Północnokoreański pocisk w Charkowie. Pjongjang "stworzył rozbudowaną sieć"

Źródło:
PAP
Korea Północna przeprowadziła w 2022 roku rekordową liczbę prób rakietowych
Korea Północna przeprowadziła w 2022 roku rekordową liczbę prób rakietowych
Reuters Archive
Korea Północna przeprowadziła w 2022 roku rekordową liczbę prób rakietowychReuters Archive

Północnokoreańska rakieta balistyczna, wystrzelona w styczniu przez rosyjskie wojsko na Ukrainie, zawierała setki komponentów pochodzących od firm z USA i Europy – poinformowała amerykańska stacja informacyjna CNN, powołując się na raport Conflict Armament Research (CAR). Według brytyjskiej grupy badawczej nie ma jednak dowodów na to, że Korea Północna pozyskała te części bezpośrednio i jest bardzo prawdopodobne, że kupowała je przez pośredników.

Brytyjska grupa badawcza Conflict Armament Research (CAR) zbadała 290 elementów pozostałości północnokoreańskiego pocisku balistycznego, znalezionego w styczniu w Charkowie. Według raportu 75 procent z nich zostało opracowanych i sprzedanych przez firmy zarejestrowane w USA.

Kolejne 16 procent elementów rakiety pochodziło z firm zarejestrowanych w Europie, a 9 procent z firm azjatyckich. Jak wynika z raportu, zachodnie komponenty były wykorzystane przede wszystkim w systemie nawigacji rakiety i można je powiązać z 26 firmami, mającymi siedziby w USA, Chinach, Niemczech, Japonii, Holandii, Singapurze, Szwajcarii i na Tajwanie.

Według brytyjskiej grupy nie ma jednak dowodów na to, że Korea Północna pozyskała te części bezpośrednio i jest bardzo prawdopodobne, że kupowała je przez pośredników. Jak podkreśla CNN, ustalenia wskazują, że północnokoreański reżim "stworzył rozbudowaną sieć handlową, zdolną do obejścia sankcji obowiązujących od prawie dwudziestu lat".

Charków, atak z 2 stycznia facebook.com/MNS.GOV.UA

"Korea Północna opiera się na zagranicznej technologii"

W raporcie nie wymieniono nazw konkretnych firm, które wyprodukowały komponenty do północnokoreańskich rakiet, ponieważ nie ma dowodów na to, że firmy te celowo wysyłały swoje części do Korei Północnej. Wiadomo jedynie, że elementy te wyprodukowano w latach 2021–2023.

Zdaniem CNN dane CAR są "pierwszym publicznym potwierdzeniem, że Korea Północna, przy opracowywaniu swojego programu rakietowego, opiera się na zagranicznej technologii".
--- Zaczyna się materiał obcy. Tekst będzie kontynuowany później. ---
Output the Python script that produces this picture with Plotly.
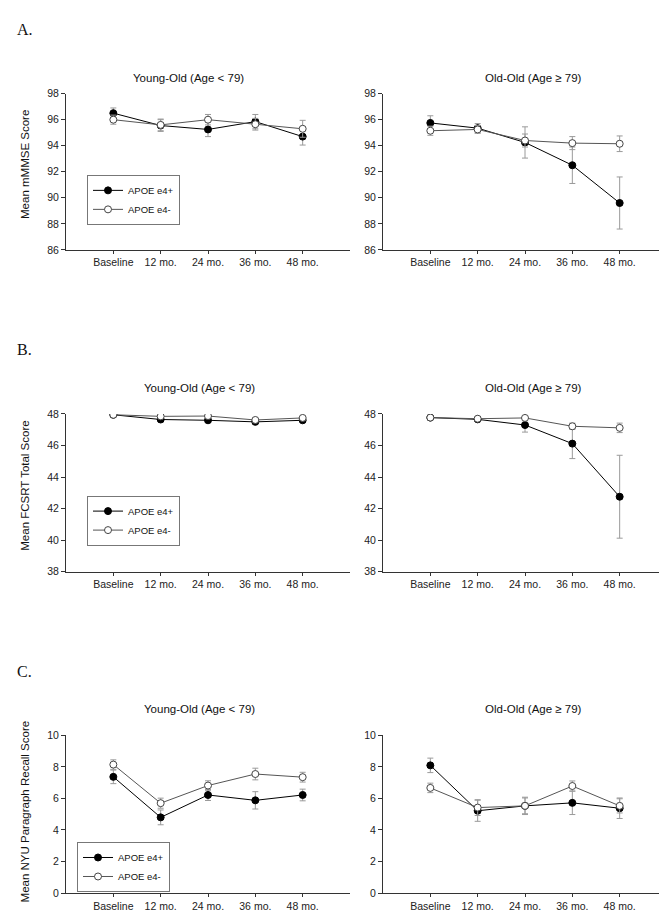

CAR w zeszłym roku ustaliła, iż 82 proc. komponentów irańskich dronów szturmowych, wystrzeliwanych przez Rosję na Ukrainie, zostało wyprodukowanych przez firmy amerykańskie.

Specjalna grupa sprawdza podzespoły wykorzystywane w irańskich dronach

CNN podkreśla, że pod koniec 2022 r. administracja prezydenta USA Joe Bidena powołała specjalną grupę, której zadaniem jest zbadanie, w jaki sposób komponenty amerykańskie i zachodnie, w tym mikroelektronika produkcji amerykańskiej, trafiały do irańskich dronów, które Rosja wystrzeliwała setkami na Ukrainę.

Nie wiadomo na razie, jakie postępy poczyniła powołana przez Bidena grupa, bowiem Rada Bezpieczeństwa Narodowego USA nie odpowiedziała na liczne prośby CNN o komentarz w tej sprawie.

O transferze do Rosji północnokoreańskich rakiet balistycznych o zasięgu do 900 km po raz pierwszy poinformował Biały Dom na początku stycznia. W tym samym czasie ambasador Korei Południowej przy ONZ Hwang Joon-kook ostrzegał, że Pjongjang, przekazując Rosji swoje rakiety, traktuje Ukrainę jako poligon doświadczalny dla swojej broni, zdolnej do przenoszenia głowic jądrowych.